In attempting to disentangle correlated physiologic relationships, it can be useful to consider contextual patterns to determine whether they support or contradict the specific hypothesis being examined. REE would require increased cardiac output, which in the long-term could predispose to hypertension [56, 57]. For example, catecholamines increase with age, as does BP, and elevated heart rate has long been recognized as a predictor of hypertension [56]. Physical activity and training effects, however, are inconsistent with a straightforward causal link between REE and BP. REE tends to increase with aerobic fitness, while BP and pulse rate decline [58, 59]. Likewise, weight lifters and other athletes have marked increases in lean body mass, but avoid the obesity-related effect of high BP [60]. We have also demonstrated that the association between BMI and BP is weaker among the obese than the non-obese, suggesting that lean body mass is the more influential component of total body size [61]. It is nonetheless possible that a catecholamine-mediated effect that leads to increases in both REE and BP, could be over-ridden by other compensatory mechanisms after aerobic training.
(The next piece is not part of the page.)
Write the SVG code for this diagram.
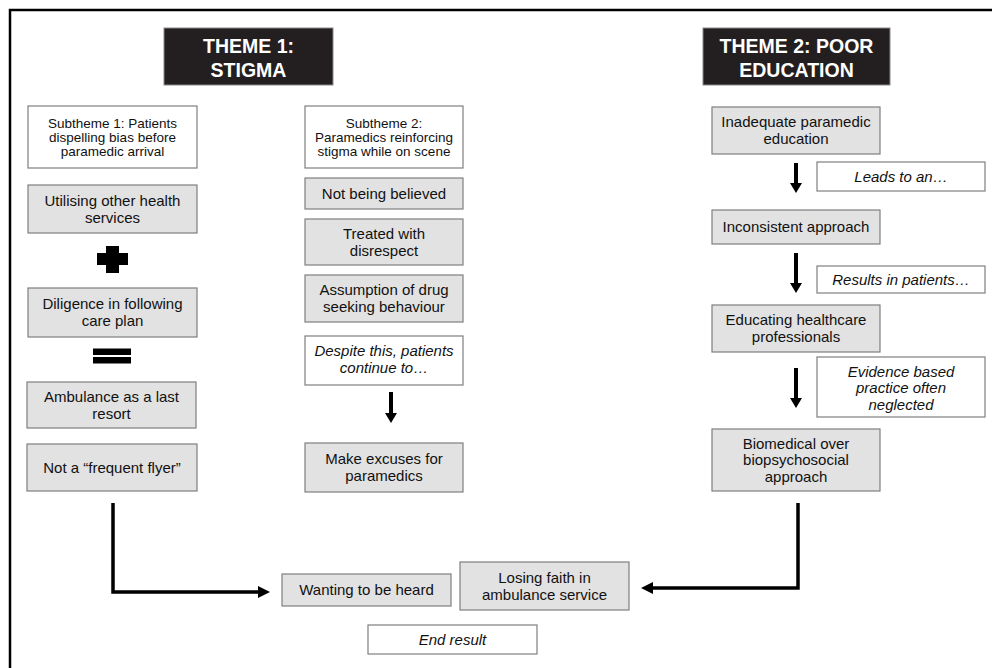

A simpler non-mechanistic explanation of why REE remains significantly associated with BP in our analyses, and BMI is not, could be a result of differential precision of the measurements. BMI captures about 40–50% of the variation in lean body mass, while repeat REE measurements for that person have a correlation of 0.95, reflecting very high precision. In multivariate models, a secondary variable measured with little error can achieve significance “independently” of the underlying causal effect, particularly if other covariates in the model, which may have a true causal link with the outcome, lack precision.

In our study, while we attempted to ensure consistency and reliability of measurements, particularly with regards to the measurement of BP and REE across our research sites, our study is not without limitations. For example, we have no measure of circulating catecholamines, an issue which we have now addressed in our current studies. In order to maximize comparability of REE measurements we used the same indirect calorimeter in three of the four research sites, and conducted regular methanol burns as described by Cooper et al. [62]. With regards to the measurement of BP, the same model Omron was used in all sites and all clinic staff underwent the same in-house training prior to the start of the data collection period, and as previously described by Luke et al. [26]. Due to the nature of multi-site research, there is always the potential for site-to-site variability in some measures. The investigators of the current study worked hard to minimize that variability.

Conclusion

In summary, our study provides further evidence of a strong association between REE and BP, and a null or modest role of BMI or other adiposity measures on BP when REE is considered, which has not been fully appreciated so far. These findings expand our understanding of the complex of metabolic and physiologic abnormalities observed in the obesity syndrome.